>> START Given information

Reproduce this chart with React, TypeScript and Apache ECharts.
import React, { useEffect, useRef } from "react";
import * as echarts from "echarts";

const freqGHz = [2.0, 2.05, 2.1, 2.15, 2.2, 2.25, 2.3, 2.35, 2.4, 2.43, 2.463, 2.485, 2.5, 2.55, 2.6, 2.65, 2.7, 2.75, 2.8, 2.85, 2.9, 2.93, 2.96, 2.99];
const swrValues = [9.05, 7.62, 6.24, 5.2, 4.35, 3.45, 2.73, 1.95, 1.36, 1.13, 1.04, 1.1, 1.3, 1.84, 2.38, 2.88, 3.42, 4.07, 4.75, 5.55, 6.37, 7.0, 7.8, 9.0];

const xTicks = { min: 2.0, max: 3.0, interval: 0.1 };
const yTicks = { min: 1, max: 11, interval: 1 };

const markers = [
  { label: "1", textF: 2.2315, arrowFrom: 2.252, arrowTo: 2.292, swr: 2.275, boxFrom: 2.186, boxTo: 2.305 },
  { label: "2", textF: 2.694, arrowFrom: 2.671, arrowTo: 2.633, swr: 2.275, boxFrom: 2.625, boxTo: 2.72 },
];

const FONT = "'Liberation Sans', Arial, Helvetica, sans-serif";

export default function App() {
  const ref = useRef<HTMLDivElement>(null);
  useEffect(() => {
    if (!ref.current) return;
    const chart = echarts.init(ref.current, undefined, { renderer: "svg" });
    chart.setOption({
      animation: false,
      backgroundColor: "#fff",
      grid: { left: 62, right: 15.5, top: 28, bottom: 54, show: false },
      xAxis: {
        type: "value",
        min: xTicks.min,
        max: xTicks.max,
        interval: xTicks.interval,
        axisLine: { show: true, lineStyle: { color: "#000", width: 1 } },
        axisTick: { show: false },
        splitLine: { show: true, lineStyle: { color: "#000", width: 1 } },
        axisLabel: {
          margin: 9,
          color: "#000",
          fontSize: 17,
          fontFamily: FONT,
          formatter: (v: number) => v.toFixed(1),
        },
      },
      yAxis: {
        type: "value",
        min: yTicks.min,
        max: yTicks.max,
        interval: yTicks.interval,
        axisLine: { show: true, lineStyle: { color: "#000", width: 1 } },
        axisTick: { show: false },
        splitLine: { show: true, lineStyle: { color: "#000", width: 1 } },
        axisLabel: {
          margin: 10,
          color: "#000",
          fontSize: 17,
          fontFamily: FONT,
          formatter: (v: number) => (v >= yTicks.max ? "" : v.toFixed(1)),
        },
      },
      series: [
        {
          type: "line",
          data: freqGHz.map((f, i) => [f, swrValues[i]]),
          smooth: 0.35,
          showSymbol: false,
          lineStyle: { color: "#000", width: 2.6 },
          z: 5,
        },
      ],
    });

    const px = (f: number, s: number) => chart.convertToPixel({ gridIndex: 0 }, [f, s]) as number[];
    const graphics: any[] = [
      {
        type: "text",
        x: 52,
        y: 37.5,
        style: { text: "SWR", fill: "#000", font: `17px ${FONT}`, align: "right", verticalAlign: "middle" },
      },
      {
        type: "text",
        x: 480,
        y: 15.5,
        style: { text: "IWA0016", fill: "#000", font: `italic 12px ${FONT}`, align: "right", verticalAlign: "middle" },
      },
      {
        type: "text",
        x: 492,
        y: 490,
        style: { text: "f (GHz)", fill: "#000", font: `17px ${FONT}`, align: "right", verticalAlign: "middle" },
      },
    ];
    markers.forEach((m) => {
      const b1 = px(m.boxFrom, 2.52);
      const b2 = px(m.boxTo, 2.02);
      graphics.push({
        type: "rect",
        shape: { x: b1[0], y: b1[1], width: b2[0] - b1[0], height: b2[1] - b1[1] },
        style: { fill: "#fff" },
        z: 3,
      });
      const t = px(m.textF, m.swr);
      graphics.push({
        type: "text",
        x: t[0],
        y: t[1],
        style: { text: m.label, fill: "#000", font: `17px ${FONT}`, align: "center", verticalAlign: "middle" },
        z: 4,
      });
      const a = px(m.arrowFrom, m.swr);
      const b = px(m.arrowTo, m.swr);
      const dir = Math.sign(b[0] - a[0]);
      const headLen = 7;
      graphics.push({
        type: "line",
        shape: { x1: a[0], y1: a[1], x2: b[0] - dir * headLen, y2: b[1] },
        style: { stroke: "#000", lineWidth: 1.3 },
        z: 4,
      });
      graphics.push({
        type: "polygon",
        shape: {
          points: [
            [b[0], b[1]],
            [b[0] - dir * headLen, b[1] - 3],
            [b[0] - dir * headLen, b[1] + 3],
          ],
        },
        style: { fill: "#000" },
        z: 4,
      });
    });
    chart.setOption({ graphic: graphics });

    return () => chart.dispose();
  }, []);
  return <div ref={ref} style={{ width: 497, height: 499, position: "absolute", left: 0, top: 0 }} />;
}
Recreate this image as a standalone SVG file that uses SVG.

>> END Given information

*What you need to do*: Set all of the entries down again, exactly as they were given.

*Complete output*:
Reproduce this chart with React, TypeScript and Apache ECharts.
import React, { useEffect, useRef } from "react";
import * as echarts from "echarts";

const freqGHz = [2.0, 2.05, 2.1, 2.15, 2.2, 2.25, 2.3, 2.35, 2.4, 2.43, 2.463, 2.485, 2.5, 2.55, 2.6, 2.65, 2.7, 2.75, 2.8, 2.85, 2.9, 2.93, 2.96, 2.99];
const swrValues = [9.05, 7.62, 6.24, 5.2, 4.35, 3.45, 2.73, 1.95, 1.36, 1.13, 1.04, 1.1, 1.3, 1.84, 2.38, 2.88, 3.42, 4.07, 4.75, 5.55, 6.37, 7.0, 7.8, 9.0];

const xTicks = { min: 2.0, max: 3.0, interval: 0.1 };
const yTicks = { min: 1, max: 11, interval: 1 };

const markers = [
  { label: "1", textF: 2.2315, arrowFrom: 2.252, arrowTo: 2.292, swr: 2.275, boxFrom: 2.186, boxTo: 2.305 },
  { label: "2", textF: 2.694, arrowFrom: 2.671, arrowTo: 2.633, swr: 2.275, boxFrom: 2.625, boxTo: 2.72 },
];

const FONT = "'Liberation Sans', Arial, Helvetica, sans-serif";

export default function App() {
  const ref = useRef<HTMLDivElement>(null);
  useEffect(() => {
    if (!ref.current) return;
    const chart = echarts.init(ref.current, undefined, { renderer: "svg" });
    chart.setOption({
      animation: false,
      backgroundColor: "#fff",
      grid: { left: 62, right: 15.5, top: 28, bottom: 54, show: false },
      xAxis: {
        type: "value",
        min: xTicks.min,
        max: xTicks.max,
        interval: xTicks.interval,
        axisLine: { show: true, lineStyle: { color: "#000", width: 1 } },
        axisTick: { show: false },
        splitLine: { show: true, lineStyle: { color: "#000", width: 1 } },
        axisLabel: {
          margin: 9,
          color: "#000",
          fontSize: 17,
          fontFamily: FONT,
          formatter: (v: number) => v.toFixed(1),
        },
      },
      yAxis: {
        type: "value",
        min: yTicks.min,
        max: yTicks.max,
        interval: yTicks.interval,
        axisLine: { show: true, lineStyle: { color: "#000", width: 1 } },
        axisTick: { show: false },
        splitLine: { show: true, lineStyle: { color: "#000", width: 1 } },
        axisLabel: {
          margin: 10,
          color: "#000",
          fontSize: 17,
          fontFamily: FONT,
          formatter: (v: number) => (v >= yTicks.max ? "" : v.toFixed(1)),
        },
      },
      series: [
        {
          type: "line",
          data: freqGHz.map((f, i) => [f, swrValues[i]]),
          smooth: 0.35,
          showSymbol: false,
          lineStyle: { color: "#000", width: 2.6 },
          z: 5,
        },
      ],
    });

    const px = (f: number, s: number) => chart.convertToPixel({ gridIndex: 0 }, [f, s]) as number[];
    const graphics: any[] = [
      {
        type: "text",
        x: 52,
        y: 37.5,
        style: { text: "SWR", fill: "#000", font: `17px ${FONT}`, align: "right", verticalAlign: "middle" },
      },
      {
        type: "text",
        x: 480,
        y: 15.5,
        style: { text: "IWA0016", fill: "#000", font: `italic 12px ${FONT}`, align: "right", verticalAlign: "middle" },
      },
      {
        type: "text",
        x: 492,
        y: 490,
        style: { text: "f (GHz)", fill: "#000", font: `17px ${FONT}`, align: "right", verticalAlign: "middle" },
      },
    ];
    markers.forEach((m) => {
      const b1 = px(m.boxFrom, 2.52);
      const b2 = px(m.boxTo, 2.02);
      graphics.push({
        type: "rect",
        shape: { x: b1[0], y: b1[1], width: b2[0] - b1[0], height: b2[1] - b1[1] },
        style: { fill: "#fff" },
        z: 3,
      });
      const t = px(m.textF, m.swr);
      graphics.push({
        type: "text",
        x: t[0],
        y: t[1],
        style: { text: m.label, fill: "#000", font: `17px ${FONT}`, align: "center", verticalAlign: "middle" },
        z: 4,
      });
      const a = px(m.arrowFrom, m.swr);
      const b = px(m.arrowTo, m.swr);
      const dir = Math.sign(b[0] - a[0]);
      const headLen = 7;
      graphics.push({
        type: "line",
        shape: { x1: a[0], y1: a[1], x2: b[0] - dir * headLen, y2: b[1] },
        style: { stroke: "#000", lineWidth: 1.3 },
        z: 4,
      });
      graphics.push({
        type: "polygon",
        shape: {
          points: [
            [b[0], b[1]],
            [b[0] - dir * headLen, b[1] - 3],
            [b[0] - dir * headLen, b[1] + 3],
          ],
        },
        style: { fill: "#000" },
        z: 4,
      });
    });
    chart.setOption({ graphic: graphics });

    return () => chart.dispose();
  }, []);
  return <div ref={ref} style={{ width: 497, height: 499, position: "absolute", left: 0, top: 0 }} />;
}
Recreate this image as a standalone SVG file that uses SVG.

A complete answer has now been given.